- **Working data**

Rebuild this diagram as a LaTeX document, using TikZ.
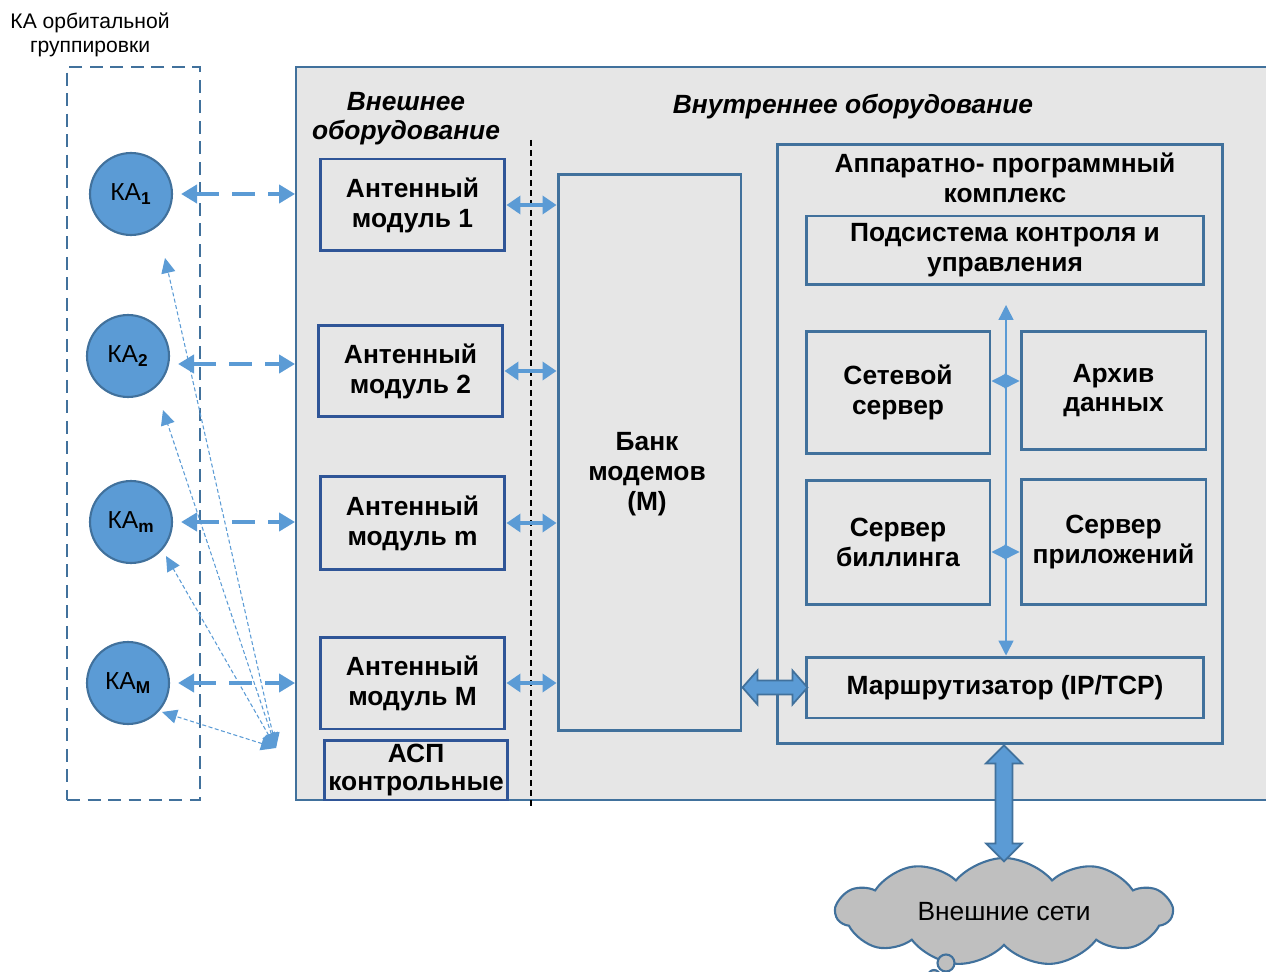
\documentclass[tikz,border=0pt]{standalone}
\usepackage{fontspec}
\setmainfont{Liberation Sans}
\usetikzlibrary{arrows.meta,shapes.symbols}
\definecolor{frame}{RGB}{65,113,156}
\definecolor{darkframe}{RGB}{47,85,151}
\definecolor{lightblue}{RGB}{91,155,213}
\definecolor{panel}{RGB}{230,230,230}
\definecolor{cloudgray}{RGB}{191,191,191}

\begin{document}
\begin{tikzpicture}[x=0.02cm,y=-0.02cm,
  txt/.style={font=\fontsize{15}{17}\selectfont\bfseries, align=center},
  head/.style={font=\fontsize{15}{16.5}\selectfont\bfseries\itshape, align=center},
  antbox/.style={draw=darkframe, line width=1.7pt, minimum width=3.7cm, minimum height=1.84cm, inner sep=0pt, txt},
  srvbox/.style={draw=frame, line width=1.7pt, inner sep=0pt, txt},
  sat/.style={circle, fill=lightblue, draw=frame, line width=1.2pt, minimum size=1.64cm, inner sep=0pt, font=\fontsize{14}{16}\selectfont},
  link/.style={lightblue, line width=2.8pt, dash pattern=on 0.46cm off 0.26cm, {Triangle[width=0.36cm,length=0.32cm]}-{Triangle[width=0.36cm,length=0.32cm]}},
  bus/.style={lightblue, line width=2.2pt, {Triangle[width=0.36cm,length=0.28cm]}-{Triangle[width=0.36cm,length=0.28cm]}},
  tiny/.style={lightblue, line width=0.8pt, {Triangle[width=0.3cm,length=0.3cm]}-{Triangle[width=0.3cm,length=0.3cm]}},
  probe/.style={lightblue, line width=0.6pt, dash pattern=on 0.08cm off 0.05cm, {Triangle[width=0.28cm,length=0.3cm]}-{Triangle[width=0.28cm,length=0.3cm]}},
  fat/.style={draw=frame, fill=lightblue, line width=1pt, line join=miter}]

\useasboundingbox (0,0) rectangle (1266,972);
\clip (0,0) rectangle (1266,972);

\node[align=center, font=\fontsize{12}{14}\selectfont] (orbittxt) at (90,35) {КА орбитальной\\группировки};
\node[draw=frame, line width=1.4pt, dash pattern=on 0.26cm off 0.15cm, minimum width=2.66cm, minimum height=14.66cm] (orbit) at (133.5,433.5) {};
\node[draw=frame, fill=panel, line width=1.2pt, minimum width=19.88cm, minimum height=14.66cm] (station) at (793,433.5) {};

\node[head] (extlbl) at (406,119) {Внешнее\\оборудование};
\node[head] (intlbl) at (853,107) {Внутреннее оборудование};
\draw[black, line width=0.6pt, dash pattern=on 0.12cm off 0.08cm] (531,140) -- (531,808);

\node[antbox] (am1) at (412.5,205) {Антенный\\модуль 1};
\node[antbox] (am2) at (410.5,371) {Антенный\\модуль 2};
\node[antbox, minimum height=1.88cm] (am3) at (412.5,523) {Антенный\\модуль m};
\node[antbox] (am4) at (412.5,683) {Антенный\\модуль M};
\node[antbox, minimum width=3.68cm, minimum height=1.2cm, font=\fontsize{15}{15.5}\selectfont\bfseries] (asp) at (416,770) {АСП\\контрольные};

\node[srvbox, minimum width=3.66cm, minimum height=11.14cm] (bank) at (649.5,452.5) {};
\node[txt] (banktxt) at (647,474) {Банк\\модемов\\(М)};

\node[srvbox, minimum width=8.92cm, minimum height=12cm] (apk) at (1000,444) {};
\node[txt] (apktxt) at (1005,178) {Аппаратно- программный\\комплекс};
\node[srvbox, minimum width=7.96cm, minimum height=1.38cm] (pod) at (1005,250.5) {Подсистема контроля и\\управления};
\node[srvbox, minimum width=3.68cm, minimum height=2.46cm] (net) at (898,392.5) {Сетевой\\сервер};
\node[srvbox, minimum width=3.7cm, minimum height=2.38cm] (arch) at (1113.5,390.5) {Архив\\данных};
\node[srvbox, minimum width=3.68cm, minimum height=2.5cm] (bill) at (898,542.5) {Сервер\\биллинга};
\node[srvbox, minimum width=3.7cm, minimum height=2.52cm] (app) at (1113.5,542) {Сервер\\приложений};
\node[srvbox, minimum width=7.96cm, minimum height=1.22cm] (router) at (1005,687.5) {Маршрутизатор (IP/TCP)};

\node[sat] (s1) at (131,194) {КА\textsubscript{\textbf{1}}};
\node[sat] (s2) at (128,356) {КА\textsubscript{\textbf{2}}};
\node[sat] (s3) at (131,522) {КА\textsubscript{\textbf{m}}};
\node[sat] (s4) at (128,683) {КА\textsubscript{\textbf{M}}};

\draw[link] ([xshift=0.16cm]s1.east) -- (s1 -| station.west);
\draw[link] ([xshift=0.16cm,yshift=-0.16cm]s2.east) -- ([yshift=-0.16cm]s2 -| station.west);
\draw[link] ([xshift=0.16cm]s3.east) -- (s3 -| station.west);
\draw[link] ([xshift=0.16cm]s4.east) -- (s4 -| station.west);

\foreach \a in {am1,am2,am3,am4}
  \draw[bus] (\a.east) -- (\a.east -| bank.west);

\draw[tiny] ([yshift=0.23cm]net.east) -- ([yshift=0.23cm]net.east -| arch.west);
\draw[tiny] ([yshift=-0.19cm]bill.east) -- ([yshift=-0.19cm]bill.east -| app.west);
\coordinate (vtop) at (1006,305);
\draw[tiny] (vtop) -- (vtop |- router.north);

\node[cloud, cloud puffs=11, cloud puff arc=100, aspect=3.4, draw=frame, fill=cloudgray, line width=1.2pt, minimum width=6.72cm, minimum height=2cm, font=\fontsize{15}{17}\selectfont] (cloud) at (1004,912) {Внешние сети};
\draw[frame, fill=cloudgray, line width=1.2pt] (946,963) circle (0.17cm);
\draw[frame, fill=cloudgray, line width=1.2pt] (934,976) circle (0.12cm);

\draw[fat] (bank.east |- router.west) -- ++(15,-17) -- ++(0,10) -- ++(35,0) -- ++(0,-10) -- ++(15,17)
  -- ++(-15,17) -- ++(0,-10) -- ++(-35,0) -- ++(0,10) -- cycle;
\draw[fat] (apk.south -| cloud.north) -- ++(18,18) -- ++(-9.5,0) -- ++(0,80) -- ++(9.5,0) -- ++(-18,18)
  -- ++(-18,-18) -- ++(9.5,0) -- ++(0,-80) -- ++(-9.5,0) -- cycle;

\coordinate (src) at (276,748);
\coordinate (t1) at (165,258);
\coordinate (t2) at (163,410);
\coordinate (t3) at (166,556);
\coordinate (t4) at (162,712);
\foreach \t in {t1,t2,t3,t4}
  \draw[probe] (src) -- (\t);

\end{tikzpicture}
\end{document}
---
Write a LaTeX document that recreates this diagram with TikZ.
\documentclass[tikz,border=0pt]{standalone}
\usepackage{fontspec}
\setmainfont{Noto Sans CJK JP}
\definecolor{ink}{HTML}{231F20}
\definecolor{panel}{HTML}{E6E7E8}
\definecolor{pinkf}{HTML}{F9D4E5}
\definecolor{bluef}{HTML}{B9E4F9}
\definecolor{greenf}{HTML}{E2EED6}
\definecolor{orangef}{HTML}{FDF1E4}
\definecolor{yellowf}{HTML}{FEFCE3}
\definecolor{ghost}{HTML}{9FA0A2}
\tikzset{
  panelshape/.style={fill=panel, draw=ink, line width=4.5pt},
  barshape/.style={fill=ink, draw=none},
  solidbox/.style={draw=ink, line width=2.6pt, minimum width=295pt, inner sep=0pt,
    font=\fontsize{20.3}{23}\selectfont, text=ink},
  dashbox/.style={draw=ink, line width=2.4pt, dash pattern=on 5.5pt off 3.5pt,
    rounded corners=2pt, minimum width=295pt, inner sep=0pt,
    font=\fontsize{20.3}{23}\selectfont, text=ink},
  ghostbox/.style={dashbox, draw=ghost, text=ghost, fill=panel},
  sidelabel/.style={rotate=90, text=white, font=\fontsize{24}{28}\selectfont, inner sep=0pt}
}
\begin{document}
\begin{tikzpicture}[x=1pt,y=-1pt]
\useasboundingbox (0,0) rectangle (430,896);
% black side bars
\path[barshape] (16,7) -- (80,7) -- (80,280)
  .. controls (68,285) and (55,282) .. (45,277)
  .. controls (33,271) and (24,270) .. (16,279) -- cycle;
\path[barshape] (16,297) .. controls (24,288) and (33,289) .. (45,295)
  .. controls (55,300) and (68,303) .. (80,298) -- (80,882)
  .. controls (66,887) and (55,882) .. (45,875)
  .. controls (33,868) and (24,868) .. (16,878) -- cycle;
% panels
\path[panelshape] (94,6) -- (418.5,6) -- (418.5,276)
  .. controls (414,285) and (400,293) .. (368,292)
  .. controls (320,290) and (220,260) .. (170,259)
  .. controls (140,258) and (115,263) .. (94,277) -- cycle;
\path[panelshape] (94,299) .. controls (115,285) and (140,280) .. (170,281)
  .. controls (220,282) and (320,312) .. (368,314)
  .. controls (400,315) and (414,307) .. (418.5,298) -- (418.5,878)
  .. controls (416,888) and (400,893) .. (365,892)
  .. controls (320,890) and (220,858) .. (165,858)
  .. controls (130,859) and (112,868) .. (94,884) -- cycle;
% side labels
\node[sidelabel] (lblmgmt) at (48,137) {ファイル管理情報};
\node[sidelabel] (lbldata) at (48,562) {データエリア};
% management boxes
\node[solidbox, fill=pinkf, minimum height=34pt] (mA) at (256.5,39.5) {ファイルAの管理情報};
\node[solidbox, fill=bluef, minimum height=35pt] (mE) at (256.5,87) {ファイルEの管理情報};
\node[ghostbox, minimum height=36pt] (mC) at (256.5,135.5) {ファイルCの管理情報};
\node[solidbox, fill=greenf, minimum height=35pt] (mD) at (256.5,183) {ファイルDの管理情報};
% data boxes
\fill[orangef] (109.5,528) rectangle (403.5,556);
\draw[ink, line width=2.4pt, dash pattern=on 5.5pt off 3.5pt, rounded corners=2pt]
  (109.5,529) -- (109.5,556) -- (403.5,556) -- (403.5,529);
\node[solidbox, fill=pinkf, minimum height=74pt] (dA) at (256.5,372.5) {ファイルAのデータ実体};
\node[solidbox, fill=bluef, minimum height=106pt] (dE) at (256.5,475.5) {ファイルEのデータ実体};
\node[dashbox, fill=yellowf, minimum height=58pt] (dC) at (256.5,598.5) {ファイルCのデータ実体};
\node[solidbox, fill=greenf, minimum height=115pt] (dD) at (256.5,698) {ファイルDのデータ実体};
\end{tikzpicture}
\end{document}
==
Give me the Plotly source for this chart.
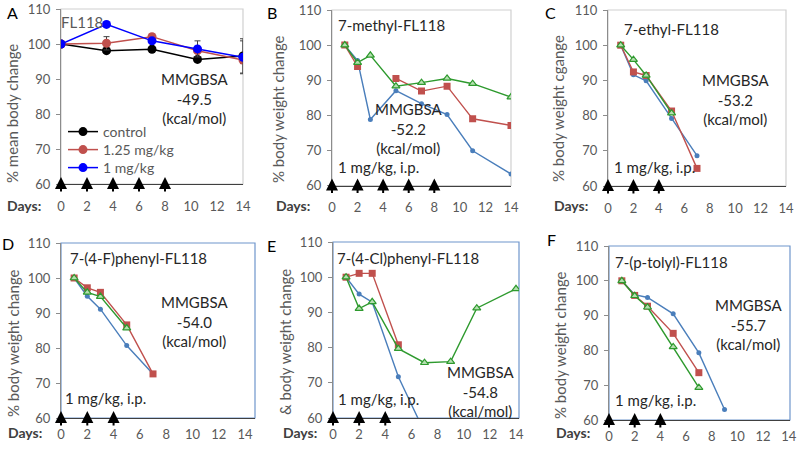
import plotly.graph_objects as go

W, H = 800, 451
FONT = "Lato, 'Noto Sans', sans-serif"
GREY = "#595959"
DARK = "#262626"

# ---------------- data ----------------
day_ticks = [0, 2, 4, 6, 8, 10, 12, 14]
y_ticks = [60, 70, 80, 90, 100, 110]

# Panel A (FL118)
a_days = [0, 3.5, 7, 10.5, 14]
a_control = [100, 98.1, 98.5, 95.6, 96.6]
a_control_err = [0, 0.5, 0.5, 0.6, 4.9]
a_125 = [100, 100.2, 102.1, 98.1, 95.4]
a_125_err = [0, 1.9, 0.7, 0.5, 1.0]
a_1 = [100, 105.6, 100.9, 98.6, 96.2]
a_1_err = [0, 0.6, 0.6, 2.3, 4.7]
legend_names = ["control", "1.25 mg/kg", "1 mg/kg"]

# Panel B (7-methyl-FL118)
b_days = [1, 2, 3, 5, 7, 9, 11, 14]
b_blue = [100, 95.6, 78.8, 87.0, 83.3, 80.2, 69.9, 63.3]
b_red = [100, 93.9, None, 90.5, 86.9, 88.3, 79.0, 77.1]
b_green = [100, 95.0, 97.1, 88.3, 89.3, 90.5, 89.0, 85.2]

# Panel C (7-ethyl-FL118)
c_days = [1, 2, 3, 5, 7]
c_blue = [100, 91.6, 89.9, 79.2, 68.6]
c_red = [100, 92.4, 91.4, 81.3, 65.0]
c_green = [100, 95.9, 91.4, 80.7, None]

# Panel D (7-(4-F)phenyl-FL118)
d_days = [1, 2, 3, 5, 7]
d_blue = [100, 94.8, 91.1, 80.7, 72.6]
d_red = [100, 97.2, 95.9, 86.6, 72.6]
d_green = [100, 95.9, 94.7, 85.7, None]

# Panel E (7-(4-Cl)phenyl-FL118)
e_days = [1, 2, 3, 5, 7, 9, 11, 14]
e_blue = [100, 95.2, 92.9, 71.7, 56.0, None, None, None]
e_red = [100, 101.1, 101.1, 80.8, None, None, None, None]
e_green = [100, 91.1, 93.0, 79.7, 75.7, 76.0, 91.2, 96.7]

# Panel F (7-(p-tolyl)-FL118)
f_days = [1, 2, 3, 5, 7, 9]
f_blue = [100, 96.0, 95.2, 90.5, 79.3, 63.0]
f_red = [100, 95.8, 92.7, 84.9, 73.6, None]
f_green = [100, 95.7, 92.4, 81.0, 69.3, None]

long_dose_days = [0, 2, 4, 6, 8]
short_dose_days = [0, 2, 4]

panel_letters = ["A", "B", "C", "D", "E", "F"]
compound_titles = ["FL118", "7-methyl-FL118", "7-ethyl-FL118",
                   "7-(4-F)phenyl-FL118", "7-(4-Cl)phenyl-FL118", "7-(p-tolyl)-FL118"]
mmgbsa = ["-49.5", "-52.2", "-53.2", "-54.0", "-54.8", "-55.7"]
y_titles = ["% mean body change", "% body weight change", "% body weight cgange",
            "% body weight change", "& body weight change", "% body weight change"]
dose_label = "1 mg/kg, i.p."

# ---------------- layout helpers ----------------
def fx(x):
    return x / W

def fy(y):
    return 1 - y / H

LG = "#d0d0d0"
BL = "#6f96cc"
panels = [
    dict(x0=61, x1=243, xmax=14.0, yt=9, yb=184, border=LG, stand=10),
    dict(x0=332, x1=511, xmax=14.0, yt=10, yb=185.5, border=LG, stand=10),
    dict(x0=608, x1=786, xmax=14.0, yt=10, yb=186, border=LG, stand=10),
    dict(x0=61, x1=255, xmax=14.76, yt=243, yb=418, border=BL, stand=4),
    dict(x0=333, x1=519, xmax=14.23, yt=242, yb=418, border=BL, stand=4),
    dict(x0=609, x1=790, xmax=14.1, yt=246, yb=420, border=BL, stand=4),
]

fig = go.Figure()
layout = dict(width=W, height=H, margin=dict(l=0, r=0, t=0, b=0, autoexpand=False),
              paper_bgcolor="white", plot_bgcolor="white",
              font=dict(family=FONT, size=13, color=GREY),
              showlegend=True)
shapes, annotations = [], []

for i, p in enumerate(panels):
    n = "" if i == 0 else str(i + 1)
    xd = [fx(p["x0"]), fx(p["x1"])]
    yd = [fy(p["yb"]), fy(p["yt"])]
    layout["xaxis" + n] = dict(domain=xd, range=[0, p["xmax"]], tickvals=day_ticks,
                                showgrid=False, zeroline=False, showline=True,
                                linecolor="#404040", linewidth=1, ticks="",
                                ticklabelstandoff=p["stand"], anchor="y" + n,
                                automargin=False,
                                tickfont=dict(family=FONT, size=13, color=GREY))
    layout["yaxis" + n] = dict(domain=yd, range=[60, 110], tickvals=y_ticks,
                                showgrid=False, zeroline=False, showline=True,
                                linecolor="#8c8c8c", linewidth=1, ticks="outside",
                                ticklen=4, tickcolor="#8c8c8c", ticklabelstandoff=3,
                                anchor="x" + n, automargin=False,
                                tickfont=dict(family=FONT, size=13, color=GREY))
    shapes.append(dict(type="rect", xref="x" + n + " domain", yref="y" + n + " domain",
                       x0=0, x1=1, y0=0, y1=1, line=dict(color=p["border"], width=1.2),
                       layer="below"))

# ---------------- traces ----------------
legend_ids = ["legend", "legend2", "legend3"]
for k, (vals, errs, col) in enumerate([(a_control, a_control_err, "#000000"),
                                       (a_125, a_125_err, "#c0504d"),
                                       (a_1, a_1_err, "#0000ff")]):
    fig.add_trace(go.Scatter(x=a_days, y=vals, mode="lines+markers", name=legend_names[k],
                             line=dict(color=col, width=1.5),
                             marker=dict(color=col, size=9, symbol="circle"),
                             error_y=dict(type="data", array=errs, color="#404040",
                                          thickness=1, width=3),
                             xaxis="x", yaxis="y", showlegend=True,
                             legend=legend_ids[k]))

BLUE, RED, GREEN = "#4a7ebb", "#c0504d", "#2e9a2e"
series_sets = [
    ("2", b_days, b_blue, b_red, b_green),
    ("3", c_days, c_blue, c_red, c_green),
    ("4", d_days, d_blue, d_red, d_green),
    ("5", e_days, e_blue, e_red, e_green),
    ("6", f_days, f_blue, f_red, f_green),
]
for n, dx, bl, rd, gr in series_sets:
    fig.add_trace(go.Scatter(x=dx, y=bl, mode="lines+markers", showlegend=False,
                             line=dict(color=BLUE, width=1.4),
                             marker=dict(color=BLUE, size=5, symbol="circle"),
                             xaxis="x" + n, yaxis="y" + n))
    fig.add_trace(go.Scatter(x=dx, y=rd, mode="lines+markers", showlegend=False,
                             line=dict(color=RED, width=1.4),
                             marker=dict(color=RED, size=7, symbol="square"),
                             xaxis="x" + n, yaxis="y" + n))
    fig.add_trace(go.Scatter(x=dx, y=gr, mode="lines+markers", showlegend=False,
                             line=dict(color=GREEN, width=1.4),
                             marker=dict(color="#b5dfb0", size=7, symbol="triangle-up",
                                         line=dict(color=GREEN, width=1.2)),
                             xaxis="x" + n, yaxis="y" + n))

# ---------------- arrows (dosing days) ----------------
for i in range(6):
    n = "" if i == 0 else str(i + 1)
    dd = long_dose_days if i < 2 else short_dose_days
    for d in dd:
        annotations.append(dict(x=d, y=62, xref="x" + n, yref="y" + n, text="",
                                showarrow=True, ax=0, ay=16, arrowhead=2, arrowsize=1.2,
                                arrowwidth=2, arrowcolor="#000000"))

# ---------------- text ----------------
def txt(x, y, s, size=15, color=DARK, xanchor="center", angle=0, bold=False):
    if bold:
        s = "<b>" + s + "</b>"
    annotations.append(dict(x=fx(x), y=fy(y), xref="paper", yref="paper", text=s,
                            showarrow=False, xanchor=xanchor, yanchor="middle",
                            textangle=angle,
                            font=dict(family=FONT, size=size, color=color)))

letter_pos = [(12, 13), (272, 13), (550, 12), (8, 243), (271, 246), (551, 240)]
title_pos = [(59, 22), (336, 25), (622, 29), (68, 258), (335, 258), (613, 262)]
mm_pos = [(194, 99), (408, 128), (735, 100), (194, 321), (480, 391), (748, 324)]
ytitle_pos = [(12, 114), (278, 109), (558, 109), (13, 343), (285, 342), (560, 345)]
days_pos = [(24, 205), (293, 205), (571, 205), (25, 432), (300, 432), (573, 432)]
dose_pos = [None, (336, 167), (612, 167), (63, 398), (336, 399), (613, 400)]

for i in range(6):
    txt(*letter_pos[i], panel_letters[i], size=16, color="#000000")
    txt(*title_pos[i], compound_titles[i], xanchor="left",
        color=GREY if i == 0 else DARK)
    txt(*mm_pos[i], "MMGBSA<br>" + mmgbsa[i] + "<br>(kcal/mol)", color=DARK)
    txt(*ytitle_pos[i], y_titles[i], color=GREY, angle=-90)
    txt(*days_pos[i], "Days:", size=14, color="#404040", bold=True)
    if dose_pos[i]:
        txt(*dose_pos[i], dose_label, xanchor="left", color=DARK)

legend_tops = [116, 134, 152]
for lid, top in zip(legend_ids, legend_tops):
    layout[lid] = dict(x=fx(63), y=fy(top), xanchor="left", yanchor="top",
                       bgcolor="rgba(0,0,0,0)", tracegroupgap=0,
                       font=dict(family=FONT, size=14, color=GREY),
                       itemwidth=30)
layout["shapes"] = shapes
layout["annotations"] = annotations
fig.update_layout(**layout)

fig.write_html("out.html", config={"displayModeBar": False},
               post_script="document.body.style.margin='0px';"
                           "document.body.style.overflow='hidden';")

- **Problem requirements**
Only a number is wanted here: how many lines in the data above include the string "this"?

- **Task response**
3